> **Task details**
The listing below begins with the first line you should copy; stop after the line containing "const xStep = 0.00025", and drop every picture.

--- BEGIN Provided data ---

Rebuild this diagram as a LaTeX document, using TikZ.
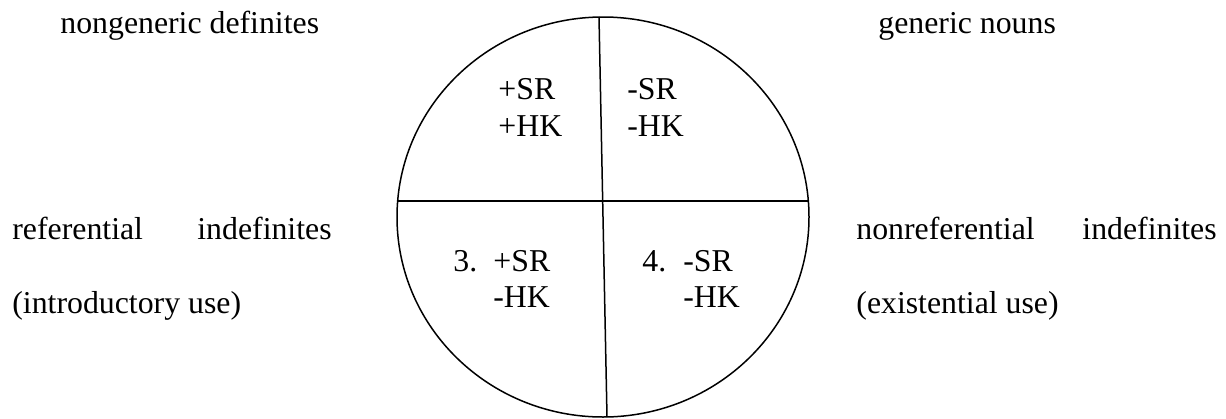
\documentclass[tikz,border=0pt]{standalone}
\usepackage{fontspec}
\setmainfont{Liberation Serif}
\usetikzlibrary{shapes.geometric}
\begin{document}
\begin{tikzpicture}[x=0.5pt,y=-0.5pt,
  lbl/.style={anchor=base west,inner sep=0pt,font=\fontsize{15.9}{19}\selectfont},
  ln/.style={line width=0.75pt}]
\useasboundingbox (0,0) rectangle (1226,418);
\node[draw,ln,ellipse,inner sep=0pt,minimum width=206pt,minimum height=200pt] (circ) at (603,217) {};
\coordinate (vt) at (599,17);
\coordinate (vb) at (607,417);
\coordinate (hl) at (397.5,201);
\coordinate (hr) at (808.5,201);
\draw[ln] (vt) -- (vb);
\draw[ln] (hl) -- (hr);
% outside labels
\node[lbl] (ngd) at (60,33) {nongeneric definites};
\node[lbl] (gn) at (878,33) {generic nouns};
\node[lbl] (ref) at (12,239) {referential};
\node[lbl] (ind1) at (197,239) {indefinites};
\node[lbl] (intro) at (12,313) {(introductory use)};
\node[lbl] (nref) at (856,239) {nonreferential};
\node[lbl] (ind2) at (1082,239) {indefinites};
\node[lbl] (exist) at (856,313) {(existential use)};
% quadrant labels
\node[lbl] (q1a) at (498,99) {+SR};
\node[lbl] (q1b) at (498,136) {+HK};
\node[lbl] (q2a) at (627,99) {-SR};
\node[lbl] (q2b) at (627,136) {-HK};
\node[lbl] (q3n) at (453,271) {3.};
\node[lbl] (q3a) at (493,271) {+SR};
\node[lbl] (q3b) at (493,307) {-HK};
\node[lbl] (q4n) at (642,271) {4.};
\node[lbl] (q4a) at (683,271) {-SR};
\node[lbl] (q4b) at (683,307) {-HK};
\end{tikzpicture}
\end{document}
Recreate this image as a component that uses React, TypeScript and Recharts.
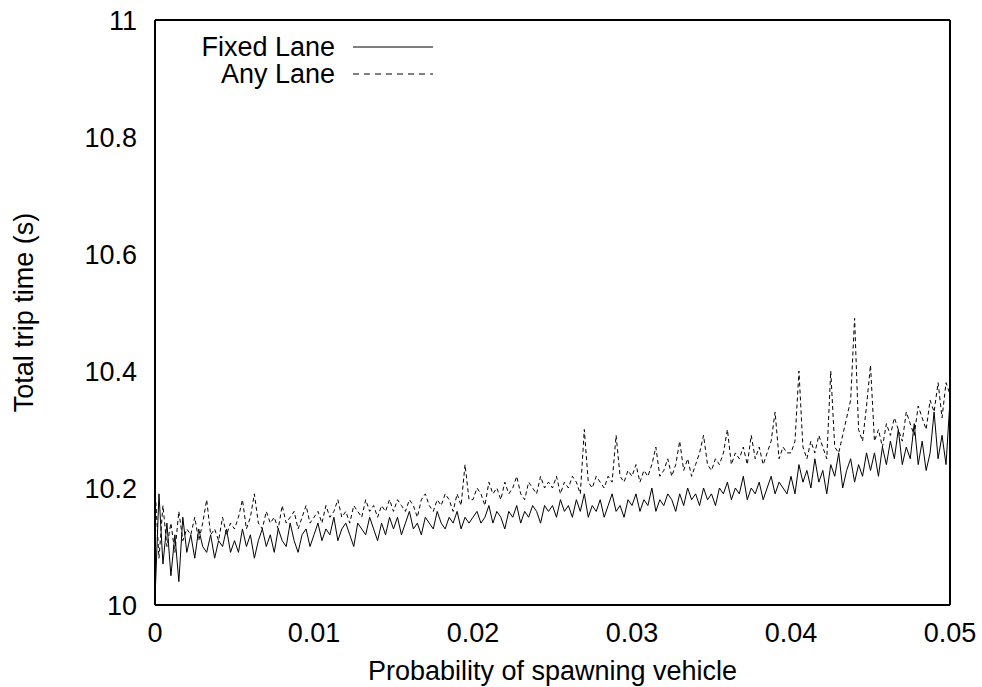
import React from 'react'
import { LineChart, Line, XAxis, YAxis } from 'recharts'

// sampling grid of the spawn probability
const xStep = 0.00025

const fixedLane = [
  10.01, 10.19, 10.07, 10.14, 10.05, 10.12, 10.04, 10.15, 10.09, 10.12, 10.08, 10.13, 10.10, 10.09, 10.12, 10.08, 10.11, 10.10, 10.13, 10.09,
  10.11, 10.09, 10.13, 10.10, 10.12, 10.08, 10.11, 10.13, 10.10, 10.12, 10.09, 10.13, 10.11, 10.10, 10.14, 10.11, 10.09, 10.12, 10.13, 10.10,
  10.12, 10.14, 10.11, 10.13, 10.12, 10.15, 10.11, 10.13, 10.14, 10.12, 10.10, 10.14, 10.13, 10.12, 10.15, 10.13, 10.11, 10.14, 10.12, 10.15,
  10.13, 10.15, 10.12, 10.14, 10.16, 10.13, 10.14, 10.12, 10.15, 10.14, 10.13, 10.16, 10.14, 10.13, 10.15, 10.14, 10.16, 10.13, 10.15, 10.14,
  10.15, 10.16, 10.14, 10.15, 10.17, 10.14, 10.16, 10.15, 10.13, 10.16, 10.15, 10.17, 10.14, 10.16, 10.15, 10.17, 10.16, 10.14, 10.17, 10.16,
  10.17, 10.15, 10.18, 10.16, 10.17, 10.15, 10.18, 10.16, 10.19, 10.15, 10.17, 10.16, 10.18, 10.15, 10.17, 10.19, 10.16, 10.17, 10.15, 10.18,
  10.17, 10.19, 10.16, 10.18, 10.17, 10.20, 10.16, 10.18, 10.17, 10.19, 10.18, 10.16, 10.19, 10.17, 10.20, 10.18, 10.19, 10.17, 10.20, 10.18,
  10.19, 10.17, 10.20, 10.19, 10.21, 10.18, 10.20, 10.19, 10.22, 10.18, 10.20, 10.19, 10.21, 10.18, 10.20, 10.22, 10.19, 10.21, 10.20, 10.19,
  10.22, 10.19, 10.24, 10.21, 10.23, 10.20, 10.25, 10.21, 10.23, 10.19, 10.24, 10.22, 10.26, 10.20, 10.23, 10.25, 10.21, 10.24, 10.22, 10.26,
  10.23, 10.26, 10.22, 10.27, 10.24, 10.28, 10.25, 10.30, 10.24, 10.27, 10.25, 10.31, 10.24, 10.28, 10.23, 10.26, 10.33, 10.25, 10.29, 10.24,
  10.35,
]

const anyLane = [
  10.20, 10.08, 10.17, 10.10, 10.14, 10.09, 10.16, 10.11, 10.13, 10.12, 10.15, 10.11, 10.14, 10.18, 10.12, 10.13, 10.11, 10.15, 10.12, 10.14,
  10.13, 10.15, 10.18, 10.13, 10.15, 10.19, 10.14, 10.13, 10.16, 10.14, 10.15, 10.13, 10.17, 10.14, 10.15, 10.16, 10.13, 10.15, 10.17, 10.14,
  10.15, 10.16, 10.14, 10.17, 10.15, 10.16, 10.18, 10.15, 10.16, 10.14, 10.17, 10.16, 10.15, 10.18, 10.16, 10.17, 10.15, 10.17, 10.16, 10.18,
  10.16, 10.18, 10.17, 10.16, 10.18, 10.17, 10.15, 10.18, 10.19, 10.17, 10.16, 10.18, 10.17, 10.19, 10.18, 10.16, 10.19, 10.17, 10.24, 10.18,
  10.18, 10.20, 10.19, 10.17, 10.21, 10.19, 10.20, 10.18, 10.21, 10.19, 10.20, 10.22, 10.19, 10.18, 10.21, 10.20, 10.19, 10.22, 10.20, 10.21,
  10.20, 10.22, 10.19, 10.21, 10.20, 10.22, 10.21, 10.19, 10.30, 10.21, 10.20, 10.22, 10.21, 10.20, 10.22, 10.21, 10.29, 10.22, 10.21, 10.23,
  10.22, 10.24, 10.21, 10.23, 10.22, 10.24, 10.27, 10.22, 10.23, 10.25, 10.22, 10.24, 10.28, 10.23, 10.25, 10.22, 10.24, 10.26, 10.29, 10.24,
  10.23, 10.25, 10.24, 10.26, 10.30, 10.24, 10.26, 10.25, 10.27, 10.24, 10.29, 10.25, 10.27, 10.24, 10.26, 10.28, 10.33, 10.25, 10.27, 10.26,
  10.26, 10.28, 10.40, 10.27, 10.25, 10.28, 10.26, 10.29, 10.27, 10.25, 10.40, 10.27, 10.26, 10.29, 10.32, 10.35, 10.49, 10.30, 10.28, 10.34,
  10.41, 10.28, 10.30, 10.27, 10.31, 10.29, 10.32, 10.30, 10.28, 10.33, 10.31, 10.29, 10.34, 10.32, 10.30, 10.35, 10.33, 10.38, 10.32, 10.38,
  10.36,
]

const xTicks = [0, 0.01, 0.02, 0.03, 0.04, 0.05]
const yTicks = [10, 10.2, 10.4, 10.6, 10.8, 11]

const data = fixedLane.map((v, i) => ({ p: i * xStep, fixed: v, any: anyLane[i] }))

const font = '"Liberation Sans", Arial, sans-serif'
const tickStyle = { fill: '#000', fontSize: 27, fontFamily: font }
const frame = { stroke: '#000', strokeWidth: 2 }

// gnuplot-style key in the top-left corner, drawn over the chart
function KeyOverlay() {
  return (
    <svg
      width={982}
      height={687}
      style={{ position: 'absolute', left: 0, top: 0, pointerEvents: 'none', fontFamily: font, fontSize: 27 }}
    >
      <text x={335} y={56} textAnchor="end" fill="#000">Fixed Lane</text>
      <line x1={353} x2={433} y1={47} y2={47} stroke="#000" strokeWidth={1} />
      <text x={335} y={83} textAnchor="end" fill="#000">Any Lane</text>
      <line x1={353} x2={433} y1={74} y2={74} stroke="#000" strokeWidth={1} strokeDasharray="6 5" />
    </svg>
  )
}

export default function App() {
  return (
    <div style={{ position: 'absolute', left: 0, top: 0, width: 982, height: 687 }}>
      <LineChart width={982} height={687} data={data} margin={{ top: 20, right: 32, bottom: 0, left: 0 }}>
        <XAxis
          xAxisId="b"
          dataKey="p"
          type="number"
          domain={[0, 0.05]}
          ticks={xTicks}
          tick={tickStyle}
          tickLine={false}
          axisLine={false}
          tickSize={0}
          tickMargin={18}
          height={82}
          label={{ value: 'Probability of spawning vehicle', position: 'insideBottom', offset: 7, style: tickStyle }}
        />
        <XAxis xAxisId="bm" dataKey="p" type="number" domain={[0, 0.05]} ticks={xTicks} mirror tick={false} tickSize={12} tickLine={{ stroke: '#000' }} axisLine={frame} />
        <XAxis xAxisId="tm" orientation="top" dataKey="p" type="number" domain={[0, 0.05]} ticks={xTicks} mirror tick={false} tickSize={12} tickLine={{ stroke: '#000' }} axisLine={frame} />
        <YAxis
          yAxisId="l"
          type="number"
          domain={[10, 11]}
          ticks={yTicks}
          tick={tickStyle}
          tickLine={false}
          axisLine={false}
          tickSize={0}
          tickMargin={18}
          width={155}
          label={{ value: 'Total trip time (s)', angle: -90, position: 'insideLeft', offset: 23, style: { ...tickStyle, textAnchor: 'middle' } }}
        />
        <YAxis yAxisId="lm" type="number" domain={[10, 11]} ticks={yTicks} mirror tick={false} tickSize={12} tickLine={{ stroke: '#000' }} axisLine={frame} />
        <YAxis yAxisId="rm" orientation="right" type="number" domain={[10, 11]} ticks={yTicks} mirror tick={false} tickSize={12} tickLine={{ stroke: '#000' }} axisLine={frame} />
        <Line xAxisId="b" yAxisId="l" dataKey="fixed" name="Fixed Lane" stroke="#000" strokeWidth={1} dot={false} isAnimationActive={false} />
        <Line xAxisId="b" yAxisId="l" dataKey="any" name="Any Lane" stroke="#000" strokeWidth={1} strokeDasharray="4 3" dot={false} isAnimationActive={false} />
      </LineChart>
      <KeyOverlay />
    </div>
  )
}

--- END Provided data ---

> **Result of this task**
Rebuild this diagram as a LaTeX document, using TikZ.
\documentclass[tikz,border=0pt]{standalone}
\usepackage{fontspec}
\setmainfont{Liberation Serif}
\usetikzlibrary{shapes.geometric}
\begin{document}
\begin{tikzpicture}[x=0.5pt,y=-0.5pt,
  lbl/.style={anchor=base west,inner sep=0pt,font=\fontsize{15.9}{19}\selectfont},
  ln/.style={line width=0.75pt}]
\useasboundingbox (0,0) rectangle (1226,418);
\node[draw,ln,ellipse,inner sep=0pt,minimum width=206pt,minimum height=200pt] (circ) at (603,217) {};
\coordinate (vt) at (599,17);
\coordinate (vb) at (607,417);
\coordinate (hl) at (397.5,201);
\coordinate (hr) at (808.5,201);
\draw[ln] (vt) -- (vb);
\draw[ln] (hl) -- (hr);
% outside labels
\node[lbl] (ngd) at (60,33) {nongeneric definites};
\node[lbl] (gn) at (878,33) {generic nouns};
\node[lbl] (ref) at (12,239) {referential};
\node[lbl] (ind1) at (197,239) {indefinites};
\node[lbl] (intro) at (12,313) {(introductory use)};
\node[lbl] (nref) at (856,239) {nonreferential};
\node[lbl] (ind2) at (1082,239) {indefinites};
\node[lbl] (exist) at (856,313) {(existential use)};
% quadrant labels
\node[lbl] (q1a) at (498,99) {+SR};
\node[lbl] (q1b) at (498,136) {+HK};
\node[lbl] (q2a) at (627,99) {-SR};
\node[lbl] (q2b) at (627,136) {-HK};
\node[lbl] (q3n) at (453,271) {3.};
\node[lbl] (q3a) at (493,271) {+SR};
\node[lbl] (q3b) at (493,307) {-HK};
\node[lbl] (q4n) at (642,271) {4.};
\node[lbl] (q4a) at (683,271) {-SR};
\node[lbl] (q4b) at (683,307) {-HK};
\end{tikzpicture}
\end{document}
Recreate this image as a component that uses React, TypeScript and Recharts.
import React from 'react'
import { LineChart, Line, XAxis, YAxis } from 'recharts'

// sampling grid of the spawn probability
const xStep = 0.00025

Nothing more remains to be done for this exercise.